Mike Fox and Matthew Cavedon

In 2015, Duane Berry was charged with a single federal count of conveying false information—a crime carrying a maximum sentence of five years. After four years in custody and two competency evaluations, a judge found him incompetent to stand trial and dismissed the charge. That should have ended his case. Instead, Mr. Berry has been unlawfully detained for a decade.

A Fourth Circuit panel upheld the government’s authority to hold Mr. Berry indefinitely, interpreting a pretrial competency restoration statute so broadly that it now permits perpetual confinement. This statute was designed to help mentally ill defendants regain competency for trial—not to authorize indefinite detention in the absence of a pending criminal case. When the Fourth Circuit declined to rehear the case—despite Cato’s urging—Mr. Berry petitioned the Supreme Court for review.

Cato, along with the Due Process Institute, has filed an amicus brief supporting his petition. Our brief emphasizes a foundational principle: The Framers created a federal government of limited, enumerated powers. Having endured British overreach, they deliberately constrained central authority and reserved most governmental power for the states.

While Congress may criminalize conduct and punish offenders, the federal government cannot exercise indefinite civil control over individuals no longer lawfully in its custody. For the rare cases in which the Supreme Court has authorized federal civil commitment, it has imposed strict limitations.
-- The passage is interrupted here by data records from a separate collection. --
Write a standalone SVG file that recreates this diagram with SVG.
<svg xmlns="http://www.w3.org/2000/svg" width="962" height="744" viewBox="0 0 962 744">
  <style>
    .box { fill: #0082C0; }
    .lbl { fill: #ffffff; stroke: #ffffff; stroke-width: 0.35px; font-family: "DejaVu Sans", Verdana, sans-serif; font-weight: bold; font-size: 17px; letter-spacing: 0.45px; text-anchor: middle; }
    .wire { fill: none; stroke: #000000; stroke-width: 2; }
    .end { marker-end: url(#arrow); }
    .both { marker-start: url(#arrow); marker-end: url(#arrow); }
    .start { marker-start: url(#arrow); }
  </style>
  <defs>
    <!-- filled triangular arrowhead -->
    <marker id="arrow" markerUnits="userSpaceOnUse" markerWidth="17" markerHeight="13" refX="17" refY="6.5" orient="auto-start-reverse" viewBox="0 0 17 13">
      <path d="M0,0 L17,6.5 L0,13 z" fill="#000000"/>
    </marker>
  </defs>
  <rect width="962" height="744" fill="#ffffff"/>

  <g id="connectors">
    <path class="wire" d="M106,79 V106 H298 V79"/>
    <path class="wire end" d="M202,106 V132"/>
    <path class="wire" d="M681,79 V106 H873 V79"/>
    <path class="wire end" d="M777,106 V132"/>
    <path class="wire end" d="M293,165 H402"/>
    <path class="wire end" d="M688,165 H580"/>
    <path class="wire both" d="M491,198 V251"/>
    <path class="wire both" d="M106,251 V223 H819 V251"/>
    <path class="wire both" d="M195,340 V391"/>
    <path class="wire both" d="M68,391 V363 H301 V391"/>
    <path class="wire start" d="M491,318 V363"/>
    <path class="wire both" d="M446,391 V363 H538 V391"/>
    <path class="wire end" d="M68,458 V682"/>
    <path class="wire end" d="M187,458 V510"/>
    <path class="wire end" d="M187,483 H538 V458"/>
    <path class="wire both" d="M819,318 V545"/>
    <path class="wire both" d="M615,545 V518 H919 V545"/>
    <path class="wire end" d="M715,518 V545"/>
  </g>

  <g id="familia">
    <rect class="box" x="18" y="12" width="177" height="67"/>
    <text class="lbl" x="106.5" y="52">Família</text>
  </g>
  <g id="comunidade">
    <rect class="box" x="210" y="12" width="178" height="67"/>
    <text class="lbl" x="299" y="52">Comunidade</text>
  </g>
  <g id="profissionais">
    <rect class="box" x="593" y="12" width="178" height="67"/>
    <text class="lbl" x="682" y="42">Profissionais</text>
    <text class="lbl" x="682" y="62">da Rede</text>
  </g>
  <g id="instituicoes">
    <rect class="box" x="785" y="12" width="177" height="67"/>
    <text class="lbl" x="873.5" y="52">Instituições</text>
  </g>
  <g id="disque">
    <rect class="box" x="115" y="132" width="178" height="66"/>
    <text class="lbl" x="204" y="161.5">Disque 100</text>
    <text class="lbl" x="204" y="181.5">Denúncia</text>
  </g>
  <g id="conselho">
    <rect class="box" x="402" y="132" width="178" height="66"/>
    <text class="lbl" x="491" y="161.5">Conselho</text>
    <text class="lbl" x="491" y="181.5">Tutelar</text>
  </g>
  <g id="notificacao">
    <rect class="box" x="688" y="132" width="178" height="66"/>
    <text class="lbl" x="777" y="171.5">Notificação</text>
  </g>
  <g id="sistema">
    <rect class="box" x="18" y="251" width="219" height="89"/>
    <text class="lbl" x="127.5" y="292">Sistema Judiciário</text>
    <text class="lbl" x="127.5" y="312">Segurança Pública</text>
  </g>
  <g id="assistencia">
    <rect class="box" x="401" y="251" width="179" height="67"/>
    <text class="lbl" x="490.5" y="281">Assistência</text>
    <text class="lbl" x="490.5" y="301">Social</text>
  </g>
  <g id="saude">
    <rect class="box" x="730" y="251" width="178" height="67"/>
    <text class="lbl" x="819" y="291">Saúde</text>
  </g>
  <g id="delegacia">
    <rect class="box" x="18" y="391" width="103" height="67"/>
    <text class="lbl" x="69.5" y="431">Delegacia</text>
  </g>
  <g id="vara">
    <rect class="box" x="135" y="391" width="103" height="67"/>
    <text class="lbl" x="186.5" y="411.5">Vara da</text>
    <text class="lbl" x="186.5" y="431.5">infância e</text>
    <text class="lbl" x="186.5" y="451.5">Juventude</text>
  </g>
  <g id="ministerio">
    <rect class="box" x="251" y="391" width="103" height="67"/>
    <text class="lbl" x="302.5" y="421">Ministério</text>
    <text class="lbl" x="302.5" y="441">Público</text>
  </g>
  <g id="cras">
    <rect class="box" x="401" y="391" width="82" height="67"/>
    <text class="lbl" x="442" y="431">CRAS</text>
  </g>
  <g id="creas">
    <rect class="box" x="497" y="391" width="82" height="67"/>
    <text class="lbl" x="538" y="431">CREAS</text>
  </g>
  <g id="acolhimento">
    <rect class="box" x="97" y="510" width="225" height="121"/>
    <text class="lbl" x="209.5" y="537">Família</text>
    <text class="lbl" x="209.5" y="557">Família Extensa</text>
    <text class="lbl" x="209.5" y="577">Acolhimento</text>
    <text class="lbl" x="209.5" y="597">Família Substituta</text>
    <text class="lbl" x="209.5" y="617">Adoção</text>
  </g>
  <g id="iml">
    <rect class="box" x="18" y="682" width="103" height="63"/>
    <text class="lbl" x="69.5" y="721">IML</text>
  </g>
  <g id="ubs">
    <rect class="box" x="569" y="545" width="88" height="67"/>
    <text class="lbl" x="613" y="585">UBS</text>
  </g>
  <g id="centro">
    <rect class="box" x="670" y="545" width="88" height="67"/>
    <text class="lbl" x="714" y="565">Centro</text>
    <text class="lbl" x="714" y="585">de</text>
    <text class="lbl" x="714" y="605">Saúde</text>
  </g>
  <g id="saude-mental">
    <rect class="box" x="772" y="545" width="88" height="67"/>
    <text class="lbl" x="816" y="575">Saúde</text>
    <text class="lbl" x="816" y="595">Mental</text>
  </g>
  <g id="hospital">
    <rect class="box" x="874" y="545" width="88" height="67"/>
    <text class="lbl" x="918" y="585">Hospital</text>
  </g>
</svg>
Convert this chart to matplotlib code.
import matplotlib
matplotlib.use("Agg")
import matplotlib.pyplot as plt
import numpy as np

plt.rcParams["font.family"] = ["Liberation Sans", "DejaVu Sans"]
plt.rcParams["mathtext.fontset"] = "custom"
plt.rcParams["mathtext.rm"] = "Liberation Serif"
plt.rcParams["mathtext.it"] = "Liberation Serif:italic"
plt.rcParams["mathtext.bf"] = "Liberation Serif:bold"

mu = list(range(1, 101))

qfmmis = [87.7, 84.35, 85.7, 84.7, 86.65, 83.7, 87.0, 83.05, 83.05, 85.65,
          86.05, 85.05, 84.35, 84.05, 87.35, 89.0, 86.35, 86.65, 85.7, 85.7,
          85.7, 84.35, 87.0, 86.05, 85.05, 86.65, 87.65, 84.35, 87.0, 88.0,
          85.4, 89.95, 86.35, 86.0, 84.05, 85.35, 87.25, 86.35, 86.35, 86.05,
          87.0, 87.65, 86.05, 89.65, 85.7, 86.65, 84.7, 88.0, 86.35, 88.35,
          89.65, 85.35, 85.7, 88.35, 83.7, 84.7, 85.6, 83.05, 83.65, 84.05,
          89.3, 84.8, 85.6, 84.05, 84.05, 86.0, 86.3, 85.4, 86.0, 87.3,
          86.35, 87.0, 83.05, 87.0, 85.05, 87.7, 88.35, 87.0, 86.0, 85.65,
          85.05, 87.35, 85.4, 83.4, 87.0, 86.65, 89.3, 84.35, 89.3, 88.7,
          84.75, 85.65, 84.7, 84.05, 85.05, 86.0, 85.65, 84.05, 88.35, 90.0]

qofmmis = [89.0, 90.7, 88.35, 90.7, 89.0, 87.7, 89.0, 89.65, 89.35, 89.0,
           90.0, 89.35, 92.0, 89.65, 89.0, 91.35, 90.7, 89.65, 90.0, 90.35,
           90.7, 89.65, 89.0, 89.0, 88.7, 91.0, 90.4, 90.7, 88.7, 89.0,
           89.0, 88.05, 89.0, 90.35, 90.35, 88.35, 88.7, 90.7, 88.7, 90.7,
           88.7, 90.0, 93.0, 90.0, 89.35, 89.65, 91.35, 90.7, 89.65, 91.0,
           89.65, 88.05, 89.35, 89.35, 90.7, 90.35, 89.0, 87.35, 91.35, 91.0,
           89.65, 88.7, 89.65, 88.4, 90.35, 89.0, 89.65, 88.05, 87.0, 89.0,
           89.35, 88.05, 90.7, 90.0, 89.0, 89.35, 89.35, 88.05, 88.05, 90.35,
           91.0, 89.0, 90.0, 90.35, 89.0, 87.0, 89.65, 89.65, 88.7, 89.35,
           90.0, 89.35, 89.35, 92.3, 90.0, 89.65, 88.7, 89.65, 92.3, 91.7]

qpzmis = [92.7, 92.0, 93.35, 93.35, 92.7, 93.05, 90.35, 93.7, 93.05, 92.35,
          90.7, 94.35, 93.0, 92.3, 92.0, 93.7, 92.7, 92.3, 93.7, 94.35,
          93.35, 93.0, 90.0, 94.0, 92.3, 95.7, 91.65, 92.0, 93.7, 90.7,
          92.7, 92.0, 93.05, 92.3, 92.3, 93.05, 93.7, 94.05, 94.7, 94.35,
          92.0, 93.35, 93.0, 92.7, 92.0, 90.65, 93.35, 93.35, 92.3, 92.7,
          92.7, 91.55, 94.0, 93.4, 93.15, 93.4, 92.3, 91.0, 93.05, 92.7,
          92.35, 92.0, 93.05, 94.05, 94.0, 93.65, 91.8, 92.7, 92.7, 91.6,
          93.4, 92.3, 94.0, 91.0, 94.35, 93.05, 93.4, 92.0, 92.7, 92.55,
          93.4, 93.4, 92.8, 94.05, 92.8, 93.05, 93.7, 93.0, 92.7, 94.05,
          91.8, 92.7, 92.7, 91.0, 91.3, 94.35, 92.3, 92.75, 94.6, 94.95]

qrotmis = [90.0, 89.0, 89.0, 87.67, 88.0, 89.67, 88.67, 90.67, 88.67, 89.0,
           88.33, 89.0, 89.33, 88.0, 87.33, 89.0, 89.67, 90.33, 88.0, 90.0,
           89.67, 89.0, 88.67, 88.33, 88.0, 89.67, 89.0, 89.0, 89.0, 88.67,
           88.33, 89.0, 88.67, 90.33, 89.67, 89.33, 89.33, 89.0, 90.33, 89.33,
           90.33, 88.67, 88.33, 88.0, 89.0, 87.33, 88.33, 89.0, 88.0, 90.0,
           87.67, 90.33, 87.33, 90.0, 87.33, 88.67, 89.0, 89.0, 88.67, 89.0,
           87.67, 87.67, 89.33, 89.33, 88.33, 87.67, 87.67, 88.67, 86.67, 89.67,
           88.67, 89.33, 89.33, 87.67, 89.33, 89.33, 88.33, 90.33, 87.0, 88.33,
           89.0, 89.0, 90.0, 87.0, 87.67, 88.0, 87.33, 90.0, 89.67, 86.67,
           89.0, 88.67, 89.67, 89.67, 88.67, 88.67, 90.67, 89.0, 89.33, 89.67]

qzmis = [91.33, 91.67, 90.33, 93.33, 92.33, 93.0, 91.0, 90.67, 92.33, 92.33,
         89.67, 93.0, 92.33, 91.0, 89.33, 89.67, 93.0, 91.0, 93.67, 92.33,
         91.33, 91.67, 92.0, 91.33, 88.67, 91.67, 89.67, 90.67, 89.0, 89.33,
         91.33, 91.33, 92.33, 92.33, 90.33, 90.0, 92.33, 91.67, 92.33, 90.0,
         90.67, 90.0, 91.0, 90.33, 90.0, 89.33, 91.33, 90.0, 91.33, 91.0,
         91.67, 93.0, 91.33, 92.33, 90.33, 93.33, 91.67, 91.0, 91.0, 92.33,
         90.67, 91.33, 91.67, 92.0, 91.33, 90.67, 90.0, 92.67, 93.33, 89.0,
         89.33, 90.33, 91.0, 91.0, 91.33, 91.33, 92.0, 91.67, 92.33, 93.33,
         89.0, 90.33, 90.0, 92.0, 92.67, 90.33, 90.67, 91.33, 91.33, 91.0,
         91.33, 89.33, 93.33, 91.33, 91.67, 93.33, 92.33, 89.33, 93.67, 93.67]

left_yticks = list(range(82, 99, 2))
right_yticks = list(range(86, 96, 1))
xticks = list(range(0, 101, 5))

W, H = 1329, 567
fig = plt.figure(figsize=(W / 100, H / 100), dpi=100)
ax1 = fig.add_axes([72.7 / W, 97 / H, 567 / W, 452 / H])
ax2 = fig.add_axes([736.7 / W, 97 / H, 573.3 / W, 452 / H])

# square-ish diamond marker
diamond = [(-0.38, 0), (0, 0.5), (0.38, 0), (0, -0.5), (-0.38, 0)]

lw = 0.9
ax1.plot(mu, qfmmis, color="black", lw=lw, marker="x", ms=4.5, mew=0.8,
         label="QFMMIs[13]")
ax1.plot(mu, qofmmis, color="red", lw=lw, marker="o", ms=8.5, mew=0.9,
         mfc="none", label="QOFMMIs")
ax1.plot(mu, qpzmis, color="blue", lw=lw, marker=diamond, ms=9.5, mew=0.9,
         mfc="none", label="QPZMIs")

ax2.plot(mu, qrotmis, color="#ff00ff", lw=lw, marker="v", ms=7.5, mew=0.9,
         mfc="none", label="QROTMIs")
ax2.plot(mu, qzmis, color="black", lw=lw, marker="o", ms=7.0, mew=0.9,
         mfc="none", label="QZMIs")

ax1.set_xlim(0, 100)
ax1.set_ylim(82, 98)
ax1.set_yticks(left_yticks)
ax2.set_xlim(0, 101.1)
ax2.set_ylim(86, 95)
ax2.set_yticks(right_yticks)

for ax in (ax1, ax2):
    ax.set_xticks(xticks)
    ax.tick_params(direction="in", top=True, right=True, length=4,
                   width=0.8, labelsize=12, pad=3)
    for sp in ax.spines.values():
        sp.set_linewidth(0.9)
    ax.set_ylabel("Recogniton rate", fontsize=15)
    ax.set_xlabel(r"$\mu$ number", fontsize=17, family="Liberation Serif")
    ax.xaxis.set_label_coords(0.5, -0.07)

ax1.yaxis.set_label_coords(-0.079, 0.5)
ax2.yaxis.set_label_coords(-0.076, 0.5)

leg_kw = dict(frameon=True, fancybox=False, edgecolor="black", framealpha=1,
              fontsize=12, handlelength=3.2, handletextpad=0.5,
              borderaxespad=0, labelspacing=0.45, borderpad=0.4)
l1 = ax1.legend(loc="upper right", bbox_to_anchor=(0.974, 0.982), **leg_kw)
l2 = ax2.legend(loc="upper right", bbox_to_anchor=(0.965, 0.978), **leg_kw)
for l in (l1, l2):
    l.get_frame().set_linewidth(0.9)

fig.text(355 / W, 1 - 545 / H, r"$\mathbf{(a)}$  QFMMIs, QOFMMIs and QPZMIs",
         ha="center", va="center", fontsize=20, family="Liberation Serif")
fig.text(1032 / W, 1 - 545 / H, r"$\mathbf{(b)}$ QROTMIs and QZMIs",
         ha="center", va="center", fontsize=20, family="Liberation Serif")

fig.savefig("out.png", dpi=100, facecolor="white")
The Fourth Circuit’s expansive ruling ignores these constitutional safeguards—a problem that will only intensify as federal criminal law continues its unchecked growth.

Left standing, this decision invites the federal government to indefinitely confine any mentally ill person charged with a federal crime, even after those charges have been resolved. This threatens both individual liberty and the constitutional balance between federal and state authority.